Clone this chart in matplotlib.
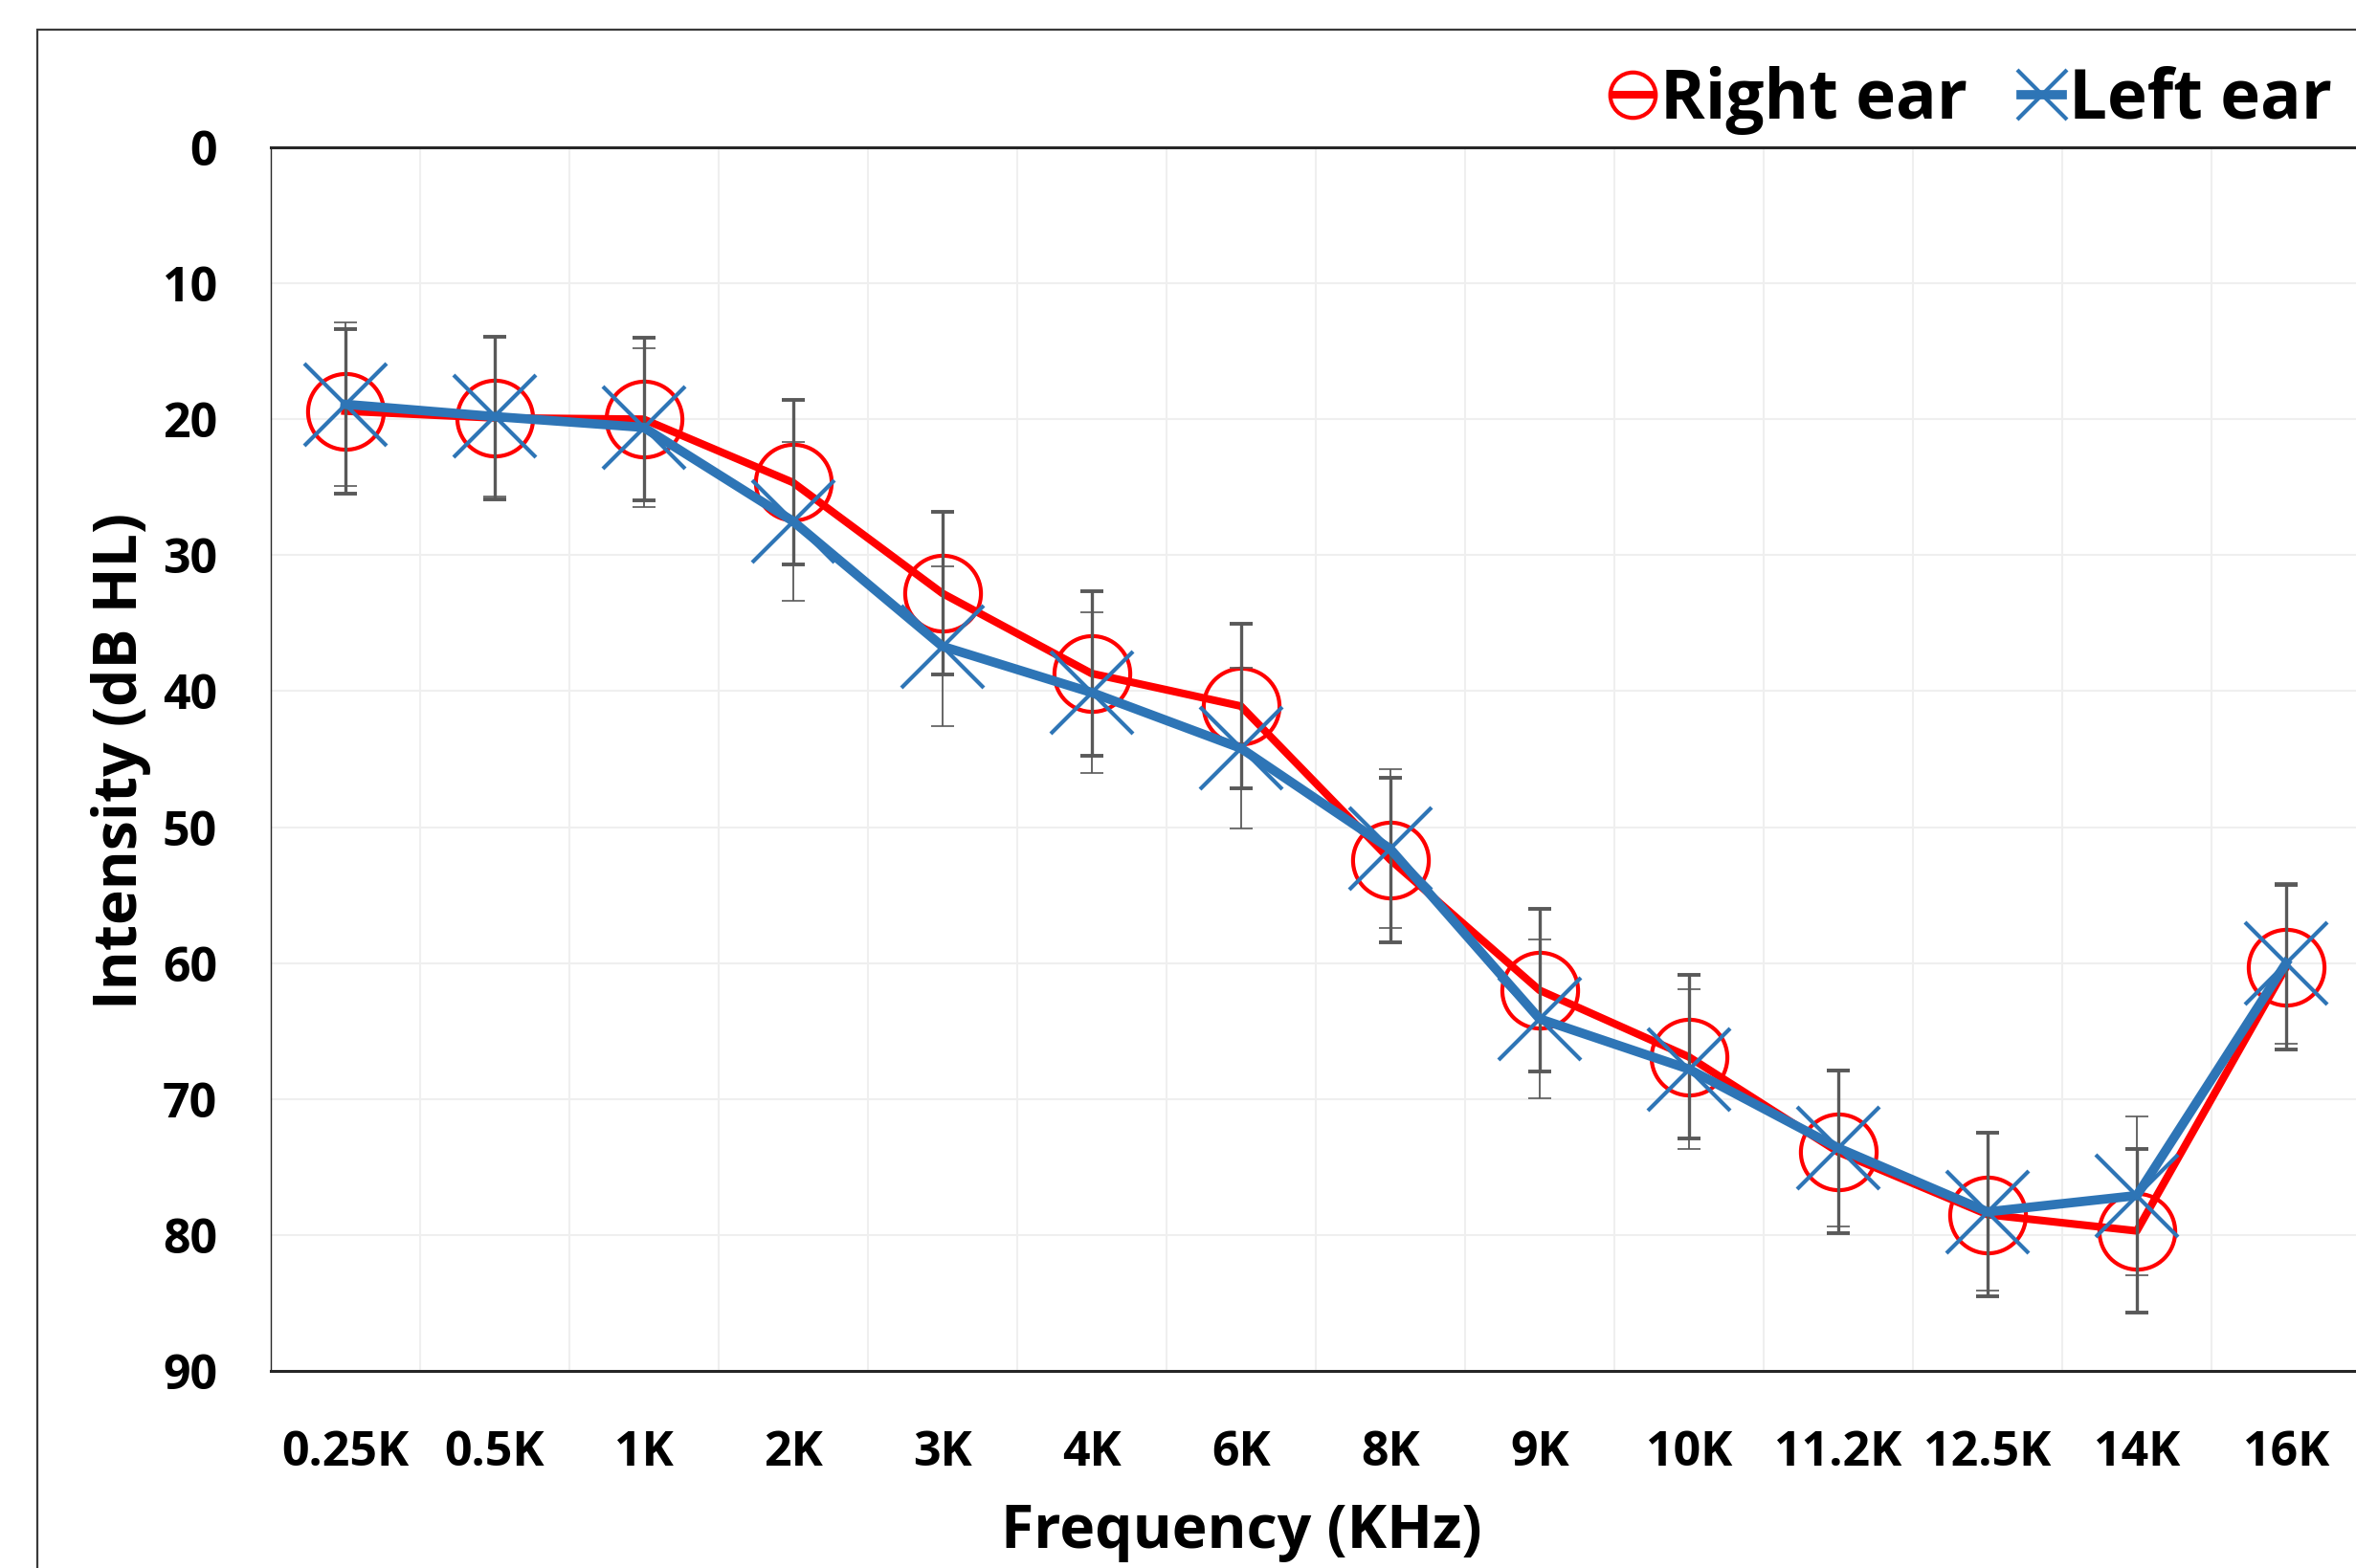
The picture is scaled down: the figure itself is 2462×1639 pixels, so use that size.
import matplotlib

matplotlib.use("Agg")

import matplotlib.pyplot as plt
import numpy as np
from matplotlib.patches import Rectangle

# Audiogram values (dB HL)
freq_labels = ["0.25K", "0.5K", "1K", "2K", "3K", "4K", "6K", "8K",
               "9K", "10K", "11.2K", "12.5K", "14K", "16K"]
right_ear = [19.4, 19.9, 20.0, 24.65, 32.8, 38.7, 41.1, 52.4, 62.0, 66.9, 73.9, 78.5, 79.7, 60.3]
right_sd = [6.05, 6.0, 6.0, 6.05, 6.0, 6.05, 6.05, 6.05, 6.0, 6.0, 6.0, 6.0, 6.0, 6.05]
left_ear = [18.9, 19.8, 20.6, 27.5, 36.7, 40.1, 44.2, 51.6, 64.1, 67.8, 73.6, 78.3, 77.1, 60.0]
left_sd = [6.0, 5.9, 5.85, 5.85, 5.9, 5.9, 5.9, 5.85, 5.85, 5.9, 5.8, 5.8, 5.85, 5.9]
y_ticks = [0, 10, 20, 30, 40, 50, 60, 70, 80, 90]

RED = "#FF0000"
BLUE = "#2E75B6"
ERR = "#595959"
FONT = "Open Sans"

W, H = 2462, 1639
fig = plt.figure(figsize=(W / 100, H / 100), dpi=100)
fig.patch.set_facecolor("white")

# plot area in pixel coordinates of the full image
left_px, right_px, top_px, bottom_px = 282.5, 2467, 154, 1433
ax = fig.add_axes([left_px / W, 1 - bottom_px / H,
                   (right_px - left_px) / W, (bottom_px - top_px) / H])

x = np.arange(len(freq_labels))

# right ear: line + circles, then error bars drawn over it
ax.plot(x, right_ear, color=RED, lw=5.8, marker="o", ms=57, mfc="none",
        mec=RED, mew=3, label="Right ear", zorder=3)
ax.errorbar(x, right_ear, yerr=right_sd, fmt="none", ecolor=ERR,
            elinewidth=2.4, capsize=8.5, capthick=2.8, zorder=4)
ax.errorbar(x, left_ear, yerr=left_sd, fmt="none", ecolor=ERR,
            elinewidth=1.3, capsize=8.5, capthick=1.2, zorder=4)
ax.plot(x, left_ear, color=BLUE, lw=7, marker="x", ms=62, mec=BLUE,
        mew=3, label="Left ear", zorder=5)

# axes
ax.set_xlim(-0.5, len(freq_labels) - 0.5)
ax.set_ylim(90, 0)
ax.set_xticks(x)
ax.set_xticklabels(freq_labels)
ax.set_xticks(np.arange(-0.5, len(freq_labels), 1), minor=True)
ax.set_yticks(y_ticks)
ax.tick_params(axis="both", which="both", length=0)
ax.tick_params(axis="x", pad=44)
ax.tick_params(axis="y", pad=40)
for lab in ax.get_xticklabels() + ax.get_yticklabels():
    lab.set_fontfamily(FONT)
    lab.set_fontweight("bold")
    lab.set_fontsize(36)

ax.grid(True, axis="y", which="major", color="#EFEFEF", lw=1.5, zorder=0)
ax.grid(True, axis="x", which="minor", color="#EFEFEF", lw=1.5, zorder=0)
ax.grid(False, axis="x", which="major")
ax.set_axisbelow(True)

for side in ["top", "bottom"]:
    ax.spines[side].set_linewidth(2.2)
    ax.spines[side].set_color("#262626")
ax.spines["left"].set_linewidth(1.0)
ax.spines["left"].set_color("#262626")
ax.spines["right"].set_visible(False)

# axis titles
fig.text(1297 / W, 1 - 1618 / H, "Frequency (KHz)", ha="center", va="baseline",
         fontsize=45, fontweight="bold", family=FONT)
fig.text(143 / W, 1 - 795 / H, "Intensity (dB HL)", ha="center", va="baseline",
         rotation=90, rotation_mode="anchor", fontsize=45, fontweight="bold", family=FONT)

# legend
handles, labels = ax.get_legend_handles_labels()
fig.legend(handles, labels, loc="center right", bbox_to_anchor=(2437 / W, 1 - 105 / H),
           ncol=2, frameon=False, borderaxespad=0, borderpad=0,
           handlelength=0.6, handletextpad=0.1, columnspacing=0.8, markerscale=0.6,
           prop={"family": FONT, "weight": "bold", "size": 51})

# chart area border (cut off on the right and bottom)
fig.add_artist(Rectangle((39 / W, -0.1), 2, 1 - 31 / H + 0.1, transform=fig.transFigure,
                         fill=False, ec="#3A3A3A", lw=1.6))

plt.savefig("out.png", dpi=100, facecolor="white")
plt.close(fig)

**YOUR OBJECTIVE**
Leave out the pictures and output the rest of the material exactly as written.

**SOLUTION TO THIS TASK**
Clone this chart in matplotlib.
The picture is scaled down: the figure itself is 2462×1639 pixels, so use that size.
import matplotlib

matplotlib.use("Agg")

import matplotlib.pyplot as plt
import numpy as np
from matplotlib.patches import Rectangle

# Audiogram values (dB HL)
freq_labels = ["0.25K", "0.5K", "1K", "2K", "3K", "4K", "6K", "8K",
               "9K", "10K", "11.2K", "12.5K", "14K", "16K"]
right_ear = [19.4, 19.9, 20.0, 24.65, 32.8, 38.7, 41.1, 52.4, 62.0, 66.9, 73.9, 78.5, 79.7, 60.3]
right_sd = [6.05, 6.0, 6.0, 6.05, 6.0, 6.05, 6.05, 6.05, 6.0, 6.0, 6.0, 6.0, 6.0, 6.05]
left_ear = [18.9, 19.8, 20.6, 27.5, 36.7, 40.1, 44.2, 51.6, 64.1, 67.8, 73.6, 78.3, 77.1, 60.0]
left_sd = [6.0, 5.9, 5.85, 5.85, 5.9, 5.9, 5.9, 5.85, 5.85, 5.9, 5.8, 5.8, 5.85, 5.9]
y_ticks = [0, 10, 20, 30, 40, 50, 60, 70, 80, 90]

RED = "#FF0000"
BLUE = "#2E75B6"
ERR = "#595959"
FONT = "Open Sans"

W, H = 2462, 1639
fig = plt.figure(figsize=(W / 100, H / 100), dpi=100)
fig.patch.set_facecolor("white")

# plot area in pixel coordinates of the full image
left_px, right_px, top_px, bottom_px = 282.5, 2467, 154, 1433
ax = fig.add_axes([left_px / W, 1 - bottom_px / H,
                   (right_px - left_px) / W, (bottom_px - top_px) / H])

x = np.arange(len(freq_labels))

# right ear: line + circles, then error bars drawn over it
ax.plot(x, right_ear, color=RED, lw=5.8, marker="o", ms=57, mfc="none",
        mec=RED, mew=3, label="Right ear", zorder=3)
ax.errorbar(x, right_ear, yerr=right_sd, fmt="none", ecolor=ERR,
            elinewidth=2.4, capsize=8.5, capthick=2.8, zorder=4)
ax.errorbar(x, left_ear, yerr=left_sd, fmt="none", ecolor=ERR,
            elinewidth=1.3, capsize=8.5, capthick=1.2, zorder=4)
ax.plot(x, left_ear, color=BLUE, lw=7, marker="x", ms=62, mec=BLUE,
        mew=3, label="Left ear", zorder=5)

# axes
ax.set_xlim(-0.5, len(freq_labels) - 0.5)
ax.set_ylim(90, 0)
ax.set_xticks(x)
ax.set_xticklabels(freq_labels)
ax.set_xticks(np.arange(-0.5, len(freq_labels), 1), minor=True)
ax.set_yticks(y_ticks)
ax.tick_params(axis="both", which="both", length=0)
ax.tick_params(axis="x", pad=44)
ax.tick_params(axis="y", pad=40)
for lab in ax.get_xticklabels() + ax.get_yticklabels():
    lab.set_fontfamily(FONT)
    lab.set_fontweight("bold")
    lab.set_fontsize(36)

ax.grid(True, axis="y", which="major", color="#EFEFEF", lw=1.5, zorder=0)
ax.grid(True, axis="x", which="minor", color="#EFEFEF", lw=1.5, zorder=0)
ax.grid(False, axis="x", which="major")
ax.set_axisbelow(True)

for side in ["top", "bottom"]:
    ax.spines[side].set_linewidth(2.2)
    ax.spines[side].set_color("#262626")
ax.spines["left"].set_linewidth(1.0)
ax.spines["left"].set_color("#262626")
ax.spines["right"].set_visible(False)

# axis titles
fig.text(1297 / W, 1 - 1618 / H, "Frequency (KHz)", ha="center", va="baseline",
         fontsize=45, fontweight="bold", family=FONT)
fig.text(143 / W, 1 - 795 / H, "Intensity (dB HL)", ha="center", va="baseline",
         rotation=90, rotation_mode="anchor", fontsize=45, fontweight="bold", family=FONT)

# legend
handles, labels = ax.get_legend_handles_labels()
fig.legend(handles, labels, loc="center right", bbox_to_anchor=(2437 / W, 1 - 105 / H),
           ncol=2, frameon=False, borderaxespad=0, borderpad=0,
           handlelength=0.6, handletextpad=0.1, columnspacing=0.8, markerscale=0.6,
           prop={"family": FONT, "weight": "bold", "size": 51})

# chart area border (cut off on the right and bottom)
fig.add_artist(Rectangle((39 / W, -0.1), 2, 1 - 31 / H + 0.1, transform=fig.transFigure,
                         fill=False, ec="#3A3A3A", lw=1.6))

plt.savefig("out.png", dpi=100, facecolor="white")
plt.close(fig)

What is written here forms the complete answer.